* What you should do: Drop every picture, then transcribe the remaining data exactly.

* Dataset section:
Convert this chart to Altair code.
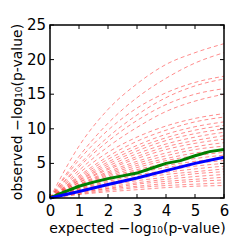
import altair as alt
import pandas as pd

xs = [0, 1, 2, 3, 4, 5, 6]
red_curves = [
    [0, 7.5, 12.8, 16.5, 19.3, 21.0, 22.3],
    [0, 6.0, 10.8, 14.5, 17.3, 19.5, 21.0],
    [0, 5.5, 9.8, 13.0, 15.2, 16.7, 17.6],
    [0, 4.8, 8.8, 12.0, 14.5, 16.2, 17.2],
    [0, 4.5, 8.2, 11.2, 13.5, 15.0, 15.8],
    [0, 4.0, 7.4, 10.2, 12.5, 14.0, 15.0],
    [0, 3.6, 6.6, 8.8, 10.4, 11.5, 12.2],
    [0, 3.2, 6.0, 8.2, 9.8, 11.0, 11.7],
    [0, 3.0, 5.6, 7.6, 9.2, 10.3, 11.0],
    [0, 2.8, 5.2, 7.2, 8.7, 9.8, 10.5],
    [0, 2.6, 4.9, 6.8, 8.3, 9.3, 10.0],
    [0, 2.5, 4.6, 6.4, 7.8, 8.8, 9.5],
    [0, 2.3, 4.3, 6.0, 7.4, 8.3, 9.0],
    [0, 2.2, 4.1, 5.7, 7.0, 7.9, 8.5],
    [0, 2.0, 3.8, 5.3, 6.5, 7.4, 8.0],
    [0, 1.9, 3.6, 5.0, 6.1, 7.0, 7.5],
    [0, 1.8, 3.4, 4.7, 5.7, 6.5, 7.0],
    [0, 1.7, 3.2, 4.4, 5.4, 6.1, 6.6],
    [0, 1.6, 3.0, 4.1, 5.0, 5.7, 6.2],
    [0, 1.5, 2.8, 3.9, 4.7, 5.3, 5.8],
    [0, 1.4, 2.6, 3.6, 4.4, 5.0, 5.4],
    [0, 1.3, 2.4, 3.3, 4.0, 4.6, 5.0],
    [0, 1.2, 2.2, 3.0, 3.7, 4.2, 4.6],
    [0, 1.1, 2.0, 2.8, 3.4, 3.8, 4.2],
    [0, 1.0, 1.8, 2.5, 3.0, 3.5, 3.8],
    [0, 0.9, 1.6, 2.2, 2.7, 3.1, 3.4],
    [0, 0.8, 1.4, 2.0, 2.4, 2.7, 3.0],
    [0, 0.7, 1.3, 1.7, 2.1, 2.4, 2.6],
    [0, 0.6, 1.1, 1.5, 1.8, 2.0, 2.2],
    [0, 0.5, 0.9, 1.2, 1.5, 1.7, 1.8],
]
green_x = [0, 0.5, 1, 1.5, 2, 2.5, 3, 3.5, 4, 4.5, 5, 5.5, 6]
green_y = [0, 0.9, 1.7, 2.3, 2.8, 3.2, 3.6, 4.3, 5.0, 5.4, 6.1, 6.7, 7.0]
blue_x = [0, 1, 2, 3, 4, 5, 6]
blue_y = [0, 0.95, 1.95, 2.9, 3.95, 5.0, 5.9]
x_ticks = [0, 1, 2, 3, 4, 5, 6]
y_ticks = [0, 5, 10, 15, 20, 25]
y_tick_labels = ["0", "5", "10", "15", "20", "25"]

W, H = 174, 173
FONT = "DejaVu Sans"

red_rows = []
for i, c in enumerate(red_curves):
    for x, y in zip(xs, c):
        red_rows.append({"curve": i, "x": x, "y": y})
red_df = pd.DataFrame(red_rows)
green_df = pd.DataFrame({"x": green_x, "y": green_y})
blue_df = pd.DataFrame({"x": blue_x, "y": blue_y})
xt_df = pd.DataFrame({"t": x_ticks})
yt_df = pd.DataFrame({"t": y_ticks, "lab": y_tick_labels})

xscale = alt.Scale(domain=[0, 6], nice=False, zero=False)
yscale = alt.Scale(domain=[0, 25], nice=False, zero=False)

xaxis = alt.Axis(values=x_ticks, ticks=False, domain=False, grid=False,
                 labelOverlap=False, labelFlush=False,
                 labelPadding=5, labelFontSize=15, labelFont=FONT, labelColor="black",
                 title="expected −log₁₀(p-value)", titleFont=FONT, titleFontSize=14,
                 titleFontWeight="normal", titleColor="black", titlePadding=3)
yaxis = alt.Axis(values=y_ticks, ticks=False, domain=False, grid=False, labels=False,
                 title="observed −log₁₀(p-value)", titleFont=FONT, titleFontSize=14,
                 titleFontWeight="normal", titleColor="black", titlePadding=26)


def X(f):
    return alt.X(f, scale=xscale, axis=xaxis)


def Y(f):
    return alt.Y(f, scale=yscale, axis=yaxis)


red = alt.Chart(red_df).mark_line(color="red", strokeWidth=1, opacity=0.45,
                                  strokeDash=[4, 3], interpolate="monotone").encode(
    x=X("x:Q"), y=Y("y:Q"), detail="curve:N")
green = alt.Chart(green_df).mark_line(color="#008000", strokeWidth=3).encode(
    x=X("x:Q"), y=Y("y:Q"))
blue = alt.Chart(blue_df).mark_line(color="#0000ff", strokeWidth=3).encode(
    x=X("x:Q"), y=Y("y:Q"))

tb = alt.Chart(xt_df).mark_rule(color="black", strokeWidth=1).encode(
    x=X("t:Q"), y=alt.value(H), y2=alt.value(H - 4))
tt = alt.Chart(xt_df).mark_rule(color="black", strokeWidth=1).encode(
    x=X("t:Q"), y=alt.value(0), y2=alt.value(4))
tl = alt.Chart(yt_df).mark_rule(color="black", strokeWidth=1).encode(
    y=Y("t:Q"), x=alt.value(0), x2=alt.value(4))
tr = alt.Chart(yt_df).mark_rule(color="black", strokeWidth=1).encode(
    y=Y("t:Q"), x=alt.value(W), x2=alt.value(W - 4))
ylabels = alt.Chart(yt_df).mark_text(
    align="right", baseline="middle", font=FONT, fontSize=15, color="black").encode(
    y=Y("t:Q"), x=alt.value(-4), text="lab:N")
frame = alt.Chart(pd.DataFrame({"k": [0]})).mark_rect(
    fill=None, fillOpacity=0, stroke="black", strokeWidth=1.5).encode(
    x=alt.value(0), x2=alt.value(W), y=alt.value(0), y2=alt.value(H))

chart = alt.layer(red, green, blue, tb, tt, tl, tr, ylabels, frame).properties(
    width=W, height=H,
    autosize=alt.AutoSizeParams(type="none"),
    padding={"left": 42, "top": 17, "right": 10, "bottom": 40},
).configure(background="white").configure_view(stroke=None)

chart.save("out.html", embed_options={"renderer": "svg", "actions": False})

* Exercise answer:
Convert this chart to Altair code.
import altair as alt
import pandas as pd

xs = [0, 1, 2, 3, 4, 5, 6]
red_curves = [
    [0, 7.5, 12.8, 16.5, 19.3, 21.0, 22.3],
    [0, 6.0, 10.8, 14.5, 17.3, 19.5, 21.0],
    [0, 5.5, 9.8, 13.0, 15.2, 16.7, 17.6],
    [0, 4.8, 8.8, 12.0, 14.5, 16.2, 17.2],
    [0, 4.5, 8.2, 11.2, 13.5, 15.0, 15.8],
    [0, 4.0, 7.4, 10.2, 12.5, 14.0, 15.0],
    [0, 3.6, 6.6, 8.8, 10.4, 11.5, 12.2],
    [0, 3.2, 6.0, 8.2, 9.8, 11.0, 11.7],
    [0, 3.0, 5.6, 7.6, 9.2, 10.3, 11.0],
    [0, 2.8, 5.2, 7.2, 8.7, 9.8, 10.5],
    [0, 2.6, 4.9, 6.8, 8.3, 9.3, 10.0],
    [0, 2.5, 4.6, 6.4, 7.8, 8.8, 9.5],
    [0, 2.3, 4.3, 6.0, 7.4, 8.3, 9.0],
    [0, 2.2, 4.1, 5.7, 7.0, 7.9, 8.5],
    [0, 2.0, 3.8, 5.3, 6.5, 7.4, 8.0],
    [0, 1.9, 3.6, 5.0, 6.1, 7.0, 7.5],
    [0, 1.8, 3.4, 4.7, 5.7, 6.5, 7.0],
    [0, 1.7, 3.2, 4.4, 5.4, 6.1, 6.6],
    [0, 1.6, 3.0, 4.1, 5.0, 5.7, 6.2],
    [0, 1.5, 2.8, 3.9, 4.7, 5.3, 5.8],
    [0, 1.4, 2.6, 3.6, 4.4, 5.0, 5.4],
    [0, 1.3, 2.4, 3.3, 4.0, 4.6, 5.0],
    [0, 1.2, 2.2, 3.0, 3.7, 4.2, 4.6],
    [0, 1.1, 2.0, 2.8, 3.4, 3.8, 4.2],
    [0, 1.0, 1.8, 2.5, 3.0, 3.5, 3.8],
    [0, 0.9, 1.6, 2.2, 2.7, 3.1, 3.4],
    [0, 0.8, 1.4, 2.0, 2.4, 2.7, 3.0],
    [0, 0.7, 1.3, 1.7, 2.1, 2.4, 2.6],
    [0, 0.6, 1.1, 1.5, 1.8, 2.0, 2.2],
    [0, 0.5, 0.9, 1.2, 1.5, 1.7, 1.8],
]
green_x = [0, 0.5, 1, 1.5, 2, 2.5, 3, 3.5, 4, 4.5, 5, 5.5, 6]
green_y = [0, 0.9, 1.7, 2.3, 2.8, 3.2, 3.6, 4.3, 5.0, 5.4, 6.1, 6.7, 7.0]
blue_x = [0, 1, 2, 3, 4, 5, 6]
blue_y = [0, 0.95, 1.95, 2.9, 3.95, 5.0, 5.9]
x_ticks = [0, 1, 2, 3, 4, 5, 6]
y_ticks = [0, 5, 10, 15, 20, 25]
y_tick_labels = ["0", "5", "10", "15", "20", "25"]

W, H = 174, 173
FONT = "DejaVu Sans"

red_rows = []
for i, c in enumerate(red_curves):
    for x, y in zip(xs, c):
        red_rows.append({"curve": i, "x": x, "y": y})
red_df = pd.DataFrame(red_rows)
green_df = pd.DataFrame({"x": green_x, "y": green_y})
blue_df = pd.DataFrame({"x": blue_x, "y": blue_y})
xt_df = pd.DataFrame({"t": x_ticks})
yt_df = pd.DataFrame({"t": y_ticks, "lab": y_tick_labels})

xscale = alt.Scale(domain=[0, 6], nice=False, zero=False)
yscale = alt.Scale(domain=[0, 25], nice=False, zero=False)

xaxis = alt.Axis(values=x_ticks, ticks=False, domain=False, grid=False,
                 labelOverlap=False, labelFlush=False,
                 labelPadding=5, labelFontSize=15, labelFont=FONT, labelColor="black",
                 title="expected −log₁₀(p-value)", titleFont=FONT, titleFontSize=14,
                 titleFontWeight="normal", titleColor="black", titlePadding=3)
yaxis = alt.Axis(values=y_ticks, ticks=False, domain=False, grid=False, labels=False,
                 title="observed −log₁₀(p-value)", titleFont=FONT, titleFontSize=14,
                 titleFontWeight="normal", titleColor="black", titlePadding=26)


def X(f):
    return alt.X(f, scale=xscale, axis=xaxis)


def Y(f):
    return alt.Y(f, scale=yscale, axis=yaxis)


red = alt.Chart(red_df).mark_line(color="red", strokeWidth=1, opacity=0.45,
                                  strokeDash=[4, 3], interpolate="monotone").encode(
    x=X("x:Q"), y=Y("y:Q"), detail="curve:N")
green = alt.Chart(green_df).mark_line(color="#008000", strokeWidth=3).encode(
    x=X("x:Q"), y=Y("y:Q"))
blue = alt.Chart(blue_df).mark_line(color="#0000ff", strokeWidth=3).encode(
    x=X("x:Q"), y=Y("y:Q"))

tb = alt.Chart(xt_df).mark_rule(color="black", strokeWidth=1).encode(
    x=X("t:Q"), y=alt.value(H), y2=alt.value(H - 4))
tt = alt.Chart(xt_df).mark_rule(color="black", strokeWidth=1).encode(
    x=X("t:Q"), y=alt.value(0), y2=alt.value(4))
tl = alt.Chart(yt_df).mark_rule(color="black", strokeWidth=1).encode(
    y=Y("t:Q"), x=alt.value(0), x2=alt.value(4))
tr = alt.Chart(yt_df).mark_rule(color="black", strokeWidth=1).encode(
    y=Y("t:Q"), x=alt.value(W), x2=alt.value(W - 4))
ylabels = alt.Chart(yt_df).mark_text(
    align="right", baseline="middle", font=FONT, fontSize=15, color="black").encode(
    y=Y("t:Q"), x=alt.value(-4), text="lab:N")
frame = alt.Chart(pd.DataFrame({"k": [0]})).mark_rect(
    fill=None, fillOpacity=0, stroke="black", strokeWidth=1.5).encode(
    x=alt.value(0), x2=alt.value(W), y=alt.value(0), y2=alt.value(H))

chart = alt.layer(red, green, blue, tb, tt, tl, tr, ylabels, frame).properties(
    width=W, height=H,
    autosize=alt.AutoSizeParams(type="none"),
    padding={"left": 42, "top": 17, "right": 10, "bottom": 40},
).configure(background="white").configure_view(stroke=None)

chart.save("out.html", embed_options={"renderer": "svg", "actions": False})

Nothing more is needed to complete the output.